Highlands are particularly vulnerable: global food insecurity in these areas grew by 30 percent between 2000 and 2012, contrary to trends everywhere else. Almost half of those living in rural mountain areas in in developing countries are vulnerable to hunger, poverty and malnutrition – yet these are often the most diverse ecosystems, with higher rainfall and better quality land.

A good start would be to invest in measuring how much carbon is stored in soils already, and how much more soils could potentially sequester through improved management practices.

For example, a new program supported by the German Deutsche Gesellschaft für Internationale Zusammenarbeit (GIZ), Soil Protection and Rehabilitation for Food Security, is enabling CIAT scientists to identify agricultural management practices that boost food security while preserving soils and possibly increasing its carbon content.

Planting grass strips on sloping land can trap soil, preventing erosion.

Rachael Njeri planting grass strips on sloping land to prevent rainwater run-off. G.Smith/CIAT

Land restoration agenda: action now

Loss of soil organic carbon leads to land degradation – ultimately triggering low agricultural productivity. Restoring soil health is an important component of the global land restoration agenda – but preventing soils from degrading and releasing further carbon trapped in the ground is equally important. Some key lessons we’ve already learned include:

  • Understanding soil diversity is vital to guide decisions about how to restore them. But we also need to better understand the diversity of farming systems in general. Different farming systems require different interventions – like terraces on slopes to prevent soil erosion for example. Developing context-specific interventions that meet farmers’ preferences is key to getting the agenda moving on the ground.
  • When it comes to capturing more carbon in the soil, we need a more inclusive strategy and more realistic options for tracking carbon capture. We need to consider how people farm the land; how communities use their resources and can benefit from protecting them.
  • Off-farm factors are important in farmer decision making, and we need to better understand what these are.

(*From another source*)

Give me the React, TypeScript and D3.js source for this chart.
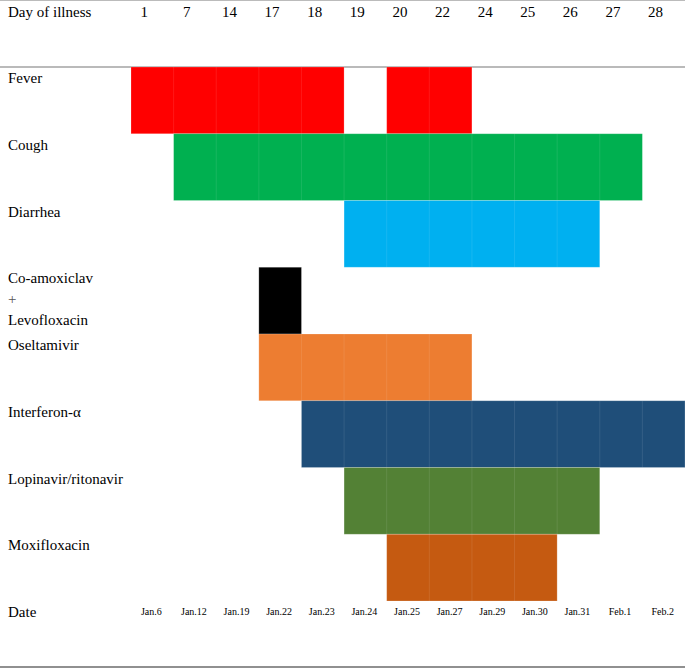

Access to markets to sell their produce; availability of food during dry seasons – farmers have many things to consider above and beyond protecting their soils.
  • Youth will need to be better involved in soil rehabilitation initiatives. That’s because they’re the farmers of the future: many of those involved in soils initiatives today will not be here to see the long-term impact of these investments.

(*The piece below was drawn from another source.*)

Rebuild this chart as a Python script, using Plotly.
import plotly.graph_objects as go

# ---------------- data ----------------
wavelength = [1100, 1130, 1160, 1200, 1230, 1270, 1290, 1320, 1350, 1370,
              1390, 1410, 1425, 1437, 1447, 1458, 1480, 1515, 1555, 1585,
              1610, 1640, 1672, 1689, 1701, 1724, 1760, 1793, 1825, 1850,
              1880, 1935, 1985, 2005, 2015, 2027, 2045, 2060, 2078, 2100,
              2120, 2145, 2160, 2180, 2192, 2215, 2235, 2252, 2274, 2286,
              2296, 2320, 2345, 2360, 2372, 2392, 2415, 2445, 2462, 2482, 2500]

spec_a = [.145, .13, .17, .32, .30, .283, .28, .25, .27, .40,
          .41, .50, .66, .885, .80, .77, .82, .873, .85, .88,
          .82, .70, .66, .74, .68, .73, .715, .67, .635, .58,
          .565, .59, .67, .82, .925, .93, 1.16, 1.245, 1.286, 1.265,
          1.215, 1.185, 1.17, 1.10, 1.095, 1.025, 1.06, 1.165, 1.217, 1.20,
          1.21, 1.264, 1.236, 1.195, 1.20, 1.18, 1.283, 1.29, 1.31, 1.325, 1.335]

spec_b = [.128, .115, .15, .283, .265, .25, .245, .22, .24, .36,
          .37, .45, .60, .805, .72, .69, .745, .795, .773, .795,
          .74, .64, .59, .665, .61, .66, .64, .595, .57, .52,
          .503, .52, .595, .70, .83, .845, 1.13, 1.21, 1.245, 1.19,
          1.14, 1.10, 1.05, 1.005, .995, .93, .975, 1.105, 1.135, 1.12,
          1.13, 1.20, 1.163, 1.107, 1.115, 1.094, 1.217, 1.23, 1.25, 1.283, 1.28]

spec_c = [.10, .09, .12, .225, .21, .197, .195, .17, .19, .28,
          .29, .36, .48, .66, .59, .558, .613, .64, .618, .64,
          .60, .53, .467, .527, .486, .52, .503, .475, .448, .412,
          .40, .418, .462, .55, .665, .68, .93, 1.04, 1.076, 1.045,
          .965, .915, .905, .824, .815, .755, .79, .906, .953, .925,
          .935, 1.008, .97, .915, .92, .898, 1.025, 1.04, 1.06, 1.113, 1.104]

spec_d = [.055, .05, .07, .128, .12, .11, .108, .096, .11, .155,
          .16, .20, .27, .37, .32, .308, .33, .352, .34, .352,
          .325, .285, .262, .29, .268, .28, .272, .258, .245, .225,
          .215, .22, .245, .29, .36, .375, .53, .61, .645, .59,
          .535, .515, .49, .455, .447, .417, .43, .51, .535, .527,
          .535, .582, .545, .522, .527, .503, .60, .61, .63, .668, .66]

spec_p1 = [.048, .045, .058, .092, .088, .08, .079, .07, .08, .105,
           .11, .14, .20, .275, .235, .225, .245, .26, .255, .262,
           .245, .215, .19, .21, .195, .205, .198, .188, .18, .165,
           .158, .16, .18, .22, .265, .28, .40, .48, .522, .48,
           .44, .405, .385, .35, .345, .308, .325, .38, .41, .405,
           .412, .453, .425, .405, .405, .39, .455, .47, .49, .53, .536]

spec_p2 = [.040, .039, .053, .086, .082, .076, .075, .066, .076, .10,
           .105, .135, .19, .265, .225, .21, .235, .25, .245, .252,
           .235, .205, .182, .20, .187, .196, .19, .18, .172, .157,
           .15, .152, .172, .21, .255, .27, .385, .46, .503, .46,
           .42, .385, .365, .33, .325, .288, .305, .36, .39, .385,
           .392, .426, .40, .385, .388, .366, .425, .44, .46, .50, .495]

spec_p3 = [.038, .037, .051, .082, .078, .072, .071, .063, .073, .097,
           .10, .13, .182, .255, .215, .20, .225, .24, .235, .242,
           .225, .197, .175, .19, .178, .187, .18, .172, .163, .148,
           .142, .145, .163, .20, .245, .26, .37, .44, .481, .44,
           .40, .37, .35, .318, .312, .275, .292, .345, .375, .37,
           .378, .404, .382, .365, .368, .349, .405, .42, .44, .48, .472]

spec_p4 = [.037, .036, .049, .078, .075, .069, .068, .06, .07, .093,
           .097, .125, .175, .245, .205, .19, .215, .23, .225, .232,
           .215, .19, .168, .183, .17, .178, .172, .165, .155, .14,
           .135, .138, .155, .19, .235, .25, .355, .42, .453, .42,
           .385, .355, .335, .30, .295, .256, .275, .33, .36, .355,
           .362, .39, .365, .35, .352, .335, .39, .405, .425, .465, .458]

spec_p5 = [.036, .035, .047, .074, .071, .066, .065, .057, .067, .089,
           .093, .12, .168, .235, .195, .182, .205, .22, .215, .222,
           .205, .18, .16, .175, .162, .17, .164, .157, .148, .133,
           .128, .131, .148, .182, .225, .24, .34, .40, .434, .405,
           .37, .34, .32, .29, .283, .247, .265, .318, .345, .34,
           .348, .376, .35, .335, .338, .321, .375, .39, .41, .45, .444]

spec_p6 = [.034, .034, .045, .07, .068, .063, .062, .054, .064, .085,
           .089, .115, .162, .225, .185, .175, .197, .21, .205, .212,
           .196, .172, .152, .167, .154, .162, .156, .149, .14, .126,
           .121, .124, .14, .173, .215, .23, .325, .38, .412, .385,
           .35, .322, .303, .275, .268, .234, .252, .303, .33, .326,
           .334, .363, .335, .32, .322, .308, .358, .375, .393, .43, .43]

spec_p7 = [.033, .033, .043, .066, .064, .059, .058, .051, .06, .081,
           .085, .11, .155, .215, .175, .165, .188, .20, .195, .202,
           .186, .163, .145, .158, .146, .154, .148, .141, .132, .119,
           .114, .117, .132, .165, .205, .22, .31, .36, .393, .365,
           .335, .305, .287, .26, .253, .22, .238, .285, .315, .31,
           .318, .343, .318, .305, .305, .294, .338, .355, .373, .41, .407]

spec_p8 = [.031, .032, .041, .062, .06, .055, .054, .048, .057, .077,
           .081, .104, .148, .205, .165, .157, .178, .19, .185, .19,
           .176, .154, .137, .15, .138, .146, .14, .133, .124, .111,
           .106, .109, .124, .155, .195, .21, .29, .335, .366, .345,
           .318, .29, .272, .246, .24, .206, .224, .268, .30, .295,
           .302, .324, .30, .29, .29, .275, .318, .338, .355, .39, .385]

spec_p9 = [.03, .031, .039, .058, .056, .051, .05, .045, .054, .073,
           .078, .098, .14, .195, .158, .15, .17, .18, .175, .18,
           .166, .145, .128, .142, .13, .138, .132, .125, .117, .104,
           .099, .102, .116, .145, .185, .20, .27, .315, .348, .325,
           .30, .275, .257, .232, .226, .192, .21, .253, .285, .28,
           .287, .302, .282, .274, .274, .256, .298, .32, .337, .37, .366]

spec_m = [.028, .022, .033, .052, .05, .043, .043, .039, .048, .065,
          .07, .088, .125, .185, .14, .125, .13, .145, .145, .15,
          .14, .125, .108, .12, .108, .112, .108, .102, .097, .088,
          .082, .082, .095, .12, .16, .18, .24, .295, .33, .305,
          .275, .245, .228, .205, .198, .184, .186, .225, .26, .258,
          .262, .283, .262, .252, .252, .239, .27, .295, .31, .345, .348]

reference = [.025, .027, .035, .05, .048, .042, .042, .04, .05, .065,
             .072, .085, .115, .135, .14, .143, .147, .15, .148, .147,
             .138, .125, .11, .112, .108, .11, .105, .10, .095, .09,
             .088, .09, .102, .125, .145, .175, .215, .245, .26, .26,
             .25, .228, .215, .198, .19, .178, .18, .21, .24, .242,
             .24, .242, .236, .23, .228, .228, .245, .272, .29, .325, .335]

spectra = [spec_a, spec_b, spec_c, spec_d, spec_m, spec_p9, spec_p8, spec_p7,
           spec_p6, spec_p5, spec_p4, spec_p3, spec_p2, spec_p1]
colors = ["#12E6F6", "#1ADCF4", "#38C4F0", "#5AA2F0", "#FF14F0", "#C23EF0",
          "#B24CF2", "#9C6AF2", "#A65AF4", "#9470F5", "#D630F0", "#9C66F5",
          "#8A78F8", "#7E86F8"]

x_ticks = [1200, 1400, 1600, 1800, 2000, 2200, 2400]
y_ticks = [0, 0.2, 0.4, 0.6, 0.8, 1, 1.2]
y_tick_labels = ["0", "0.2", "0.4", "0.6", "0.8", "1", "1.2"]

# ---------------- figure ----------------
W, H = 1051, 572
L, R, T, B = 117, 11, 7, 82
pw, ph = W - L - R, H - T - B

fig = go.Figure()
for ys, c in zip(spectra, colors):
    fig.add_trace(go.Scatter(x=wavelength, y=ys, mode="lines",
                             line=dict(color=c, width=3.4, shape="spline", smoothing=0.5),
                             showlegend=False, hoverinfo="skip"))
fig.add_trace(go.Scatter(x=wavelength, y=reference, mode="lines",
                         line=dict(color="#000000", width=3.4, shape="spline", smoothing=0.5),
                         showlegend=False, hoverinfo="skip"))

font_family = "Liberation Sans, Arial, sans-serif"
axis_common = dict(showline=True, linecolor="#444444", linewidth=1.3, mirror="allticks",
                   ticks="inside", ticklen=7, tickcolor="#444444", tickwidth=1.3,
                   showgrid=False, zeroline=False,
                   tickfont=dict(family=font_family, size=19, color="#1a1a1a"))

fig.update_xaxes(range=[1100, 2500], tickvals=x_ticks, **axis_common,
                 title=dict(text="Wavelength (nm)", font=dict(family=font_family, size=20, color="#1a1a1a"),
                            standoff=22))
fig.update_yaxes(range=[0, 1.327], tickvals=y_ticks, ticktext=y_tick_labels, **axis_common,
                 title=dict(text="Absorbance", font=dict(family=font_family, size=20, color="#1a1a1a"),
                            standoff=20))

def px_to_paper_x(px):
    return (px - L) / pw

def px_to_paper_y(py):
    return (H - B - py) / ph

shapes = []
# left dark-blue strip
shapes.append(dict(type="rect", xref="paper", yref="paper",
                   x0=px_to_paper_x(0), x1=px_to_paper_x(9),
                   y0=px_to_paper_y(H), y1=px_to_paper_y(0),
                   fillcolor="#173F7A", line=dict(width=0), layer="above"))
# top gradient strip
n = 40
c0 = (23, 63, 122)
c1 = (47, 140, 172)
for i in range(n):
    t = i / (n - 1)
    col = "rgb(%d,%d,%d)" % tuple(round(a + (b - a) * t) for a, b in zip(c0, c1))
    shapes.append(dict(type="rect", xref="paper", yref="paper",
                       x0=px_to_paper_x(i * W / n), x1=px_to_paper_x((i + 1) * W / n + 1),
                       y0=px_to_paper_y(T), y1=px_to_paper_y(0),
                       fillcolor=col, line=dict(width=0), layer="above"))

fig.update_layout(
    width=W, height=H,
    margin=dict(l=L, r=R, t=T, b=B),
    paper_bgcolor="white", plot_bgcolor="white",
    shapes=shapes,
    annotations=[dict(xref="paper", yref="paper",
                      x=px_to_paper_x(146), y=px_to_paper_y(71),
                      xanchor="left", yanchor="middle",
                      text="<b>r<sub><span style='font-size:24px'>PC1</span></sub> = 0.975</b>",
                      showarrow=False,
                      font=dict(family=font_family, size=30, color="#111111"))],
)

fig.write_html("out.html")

World Soil Day: soils and pulses, a symbiosis for life

That’s the theme of World Soil Day this year. It points to some solutions already enabling farmers to fetch a higher income, put more food on the table and adapt to a changing climate. Like inter-cropping with more nutritious beans bred to contain more iron while also combating drought and disease, or climbing beans that produce double or even triple yields.

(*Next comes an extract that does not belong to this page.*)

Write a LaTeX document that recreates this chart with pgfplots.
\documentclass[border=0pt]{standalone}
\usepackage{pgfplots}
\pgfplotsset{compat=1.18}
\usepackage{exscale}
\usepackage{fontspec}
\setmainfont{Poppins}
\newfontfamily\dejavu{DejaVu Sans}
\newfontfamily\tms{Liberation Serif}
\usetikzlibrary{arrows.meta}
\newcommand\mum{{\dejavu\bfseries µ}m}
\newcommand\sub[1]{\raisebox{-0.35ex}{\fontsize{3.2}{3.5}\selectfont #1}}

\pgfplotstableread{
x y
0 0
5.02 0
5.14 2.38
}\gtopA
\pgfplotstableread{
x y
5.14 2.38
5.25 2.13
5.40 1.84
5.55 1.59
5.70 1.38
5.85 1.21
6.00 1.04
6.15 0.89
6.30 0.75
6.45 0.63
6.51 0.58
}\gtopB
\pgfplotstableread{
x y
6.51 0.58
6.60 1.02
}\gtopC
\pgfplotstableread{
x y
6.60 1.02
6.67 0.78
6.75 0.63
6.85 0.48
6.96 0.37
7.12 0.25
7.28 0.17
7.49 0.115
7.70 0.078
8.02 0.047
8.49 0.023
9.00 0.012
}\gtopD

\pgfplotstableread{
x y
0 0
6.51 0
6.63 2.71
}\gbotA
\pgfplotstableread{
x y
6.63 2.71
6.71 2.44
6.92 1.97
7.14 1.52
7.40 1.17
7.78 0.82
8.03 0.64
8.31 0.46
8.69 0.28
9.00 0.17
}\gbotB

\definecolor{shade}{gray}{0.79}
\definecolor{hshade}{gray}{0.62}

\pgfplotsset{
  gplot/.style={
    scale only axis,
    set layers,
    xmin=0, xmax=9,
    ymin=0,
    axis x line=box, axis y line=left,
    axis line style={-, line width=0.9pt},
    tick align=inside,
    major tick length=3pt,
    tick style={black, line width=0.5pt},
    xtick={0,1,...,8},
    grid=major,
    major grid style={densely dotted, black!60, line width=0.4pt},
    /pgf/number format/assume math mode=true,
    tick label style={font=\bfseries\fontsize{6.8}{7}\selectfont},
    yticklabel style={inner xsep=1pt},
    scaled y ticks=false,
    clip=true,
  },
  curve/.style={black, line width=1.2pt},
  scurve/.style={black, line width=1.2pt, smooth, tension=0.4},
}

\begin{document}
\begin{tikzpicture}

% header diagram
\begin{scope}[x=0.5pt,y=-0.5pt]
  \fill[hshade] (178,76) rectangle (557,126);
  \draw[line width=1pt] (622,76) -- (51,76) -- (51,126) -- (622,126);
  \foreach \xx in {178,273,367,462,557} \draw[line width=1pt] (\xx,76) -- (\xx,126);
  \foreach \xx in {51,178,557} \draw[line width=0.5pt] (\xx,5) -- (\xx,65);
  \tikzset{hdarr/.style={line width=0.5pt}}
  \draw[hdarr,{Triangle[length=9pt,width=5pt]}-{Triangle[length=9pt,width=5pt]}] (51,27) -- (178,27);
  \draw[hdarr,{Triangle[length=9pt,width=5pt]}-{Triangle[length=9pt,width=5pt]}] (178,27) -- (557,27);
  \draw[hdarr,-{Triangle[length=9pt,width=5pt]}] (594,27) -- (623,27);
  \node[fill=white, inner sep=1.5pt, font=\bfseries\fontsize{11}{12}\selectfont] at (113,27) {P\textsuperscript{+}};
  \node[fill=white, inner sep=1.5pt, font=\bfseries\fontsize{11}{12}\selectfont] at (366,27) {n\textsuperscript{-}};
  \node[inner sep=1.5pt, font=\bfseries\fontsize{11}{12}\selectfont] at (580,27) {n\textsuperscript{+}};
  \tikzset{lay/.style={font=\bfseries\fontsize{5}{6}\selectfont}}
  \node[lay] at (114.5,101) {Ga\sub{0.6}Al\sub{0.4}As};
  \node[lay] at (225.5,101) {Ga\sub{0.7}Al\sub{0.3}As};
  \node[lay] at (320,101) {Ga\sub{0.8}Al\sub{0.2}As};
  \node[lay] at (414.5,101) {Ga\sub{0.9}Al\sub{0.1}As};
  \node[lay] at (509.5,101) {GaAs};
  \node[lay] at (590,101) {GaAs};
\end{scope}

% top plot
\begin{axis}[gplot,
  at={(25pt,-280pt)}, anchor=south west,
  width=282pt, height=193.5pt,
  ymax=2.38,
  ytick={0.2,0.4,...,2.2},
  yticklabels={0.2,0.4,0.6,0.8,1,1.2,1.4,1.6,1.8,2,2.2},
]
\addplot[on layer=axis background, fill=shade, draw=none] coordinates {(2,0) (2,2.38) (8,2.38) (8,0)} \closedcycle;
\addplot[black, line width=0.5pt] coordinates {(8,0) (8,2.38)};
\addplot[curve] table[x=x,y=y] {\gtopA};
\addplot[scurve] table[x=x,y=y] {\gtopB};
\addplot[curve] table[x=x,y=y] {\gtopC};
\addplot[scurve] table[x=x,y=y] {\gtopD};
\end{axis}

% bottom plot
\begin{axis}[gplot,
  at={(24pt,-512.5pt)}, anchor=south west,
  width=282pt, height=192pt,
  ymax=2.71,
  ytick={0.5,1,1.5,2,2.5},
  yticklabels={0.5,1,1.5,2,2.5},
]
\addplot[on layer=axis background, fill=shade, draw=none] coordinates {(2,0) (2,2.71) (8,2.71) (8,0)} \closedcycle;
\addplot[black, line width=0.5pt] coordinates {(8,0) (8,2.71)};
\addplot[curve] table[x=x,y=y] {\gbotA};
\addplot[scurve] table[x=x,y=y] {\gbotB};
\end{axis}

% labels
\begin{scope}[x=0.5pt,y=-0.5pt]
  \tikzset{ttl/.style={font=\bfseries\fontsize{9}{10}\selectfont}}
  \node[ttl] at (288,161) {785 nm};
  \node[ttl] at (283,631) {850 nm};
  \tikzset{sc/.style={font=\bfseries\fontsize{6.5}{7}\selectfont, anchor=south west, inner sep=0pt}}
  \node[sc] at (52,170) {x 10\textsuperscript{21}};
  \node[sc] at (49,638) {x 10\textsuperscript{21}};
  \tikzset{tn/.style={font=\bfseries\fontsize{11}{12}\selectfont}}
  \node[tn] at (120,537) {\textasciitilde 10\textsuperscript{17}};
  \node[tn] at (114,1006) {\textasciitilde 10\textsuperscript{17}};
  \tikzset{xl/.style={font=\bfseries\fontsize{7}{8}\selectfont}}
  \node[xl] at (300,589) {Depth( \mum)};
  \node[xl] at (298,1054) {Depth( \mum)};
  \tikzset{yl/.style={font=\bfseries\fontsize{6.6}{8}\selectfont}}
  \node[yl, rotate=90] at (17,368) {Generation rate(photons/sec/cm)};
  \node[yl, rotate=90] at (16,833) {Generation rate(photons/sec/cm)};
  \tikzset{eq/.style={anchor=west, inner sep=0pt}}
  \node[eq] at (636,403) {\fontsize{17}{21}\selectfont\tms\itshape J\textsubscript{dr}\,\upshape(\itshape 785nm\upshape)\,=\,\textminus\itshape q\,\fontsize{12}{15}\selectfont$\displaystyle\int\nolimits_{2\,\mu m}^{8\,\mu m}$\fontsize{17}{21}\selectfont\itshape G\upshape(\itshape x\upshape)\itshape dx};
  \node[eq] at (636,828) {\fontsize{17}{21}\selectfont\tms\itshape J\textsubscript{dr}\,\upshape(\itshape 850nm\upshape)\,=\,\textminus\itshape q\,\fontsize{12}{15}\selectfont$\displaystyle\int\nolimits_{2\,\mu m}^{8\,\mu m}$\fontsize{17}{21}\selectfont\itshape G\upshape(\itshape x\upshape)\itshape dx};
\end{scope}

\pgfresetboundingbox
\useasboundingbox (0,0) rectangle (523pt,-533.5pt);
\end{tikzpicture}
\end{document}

Yet to have impact across landscapes and continents, farmers – and other decision makers – need better information about where to target limited investments. Trade-offs will be unavoidable: smallholder farmers always have to prioritize food security, despite having less land and natural resources with which to produce food.

So which soil management practices can improve carbon capture, maintain soil carbon and boost yields of crops like improved beans? How much carbon can we realistically capture in our soils? For now, those questions remain unanswered.

Call to Action:

  • Site-specific tools can be developed to present decision makers with the bigger picture of where soils are most degraded, and which areas should be prioritized for investment to improve soil carbon stocks.
  • Ready-to-finance packages of best-bet land and soil conservation practices can highlight which practices are most appropriate to enhance soil organic carbon stocks in particular regions.
  • Increasing carbon in the landscape will require landscape mapping and site-specific data to guide decision makers about where to invest in specific management practices.
  • Further research is needed to identify drivers of land use change at regional, national and sub-national scales, to develop policies to enhance carbon capture on agricultural land, benefiting farmers and communities.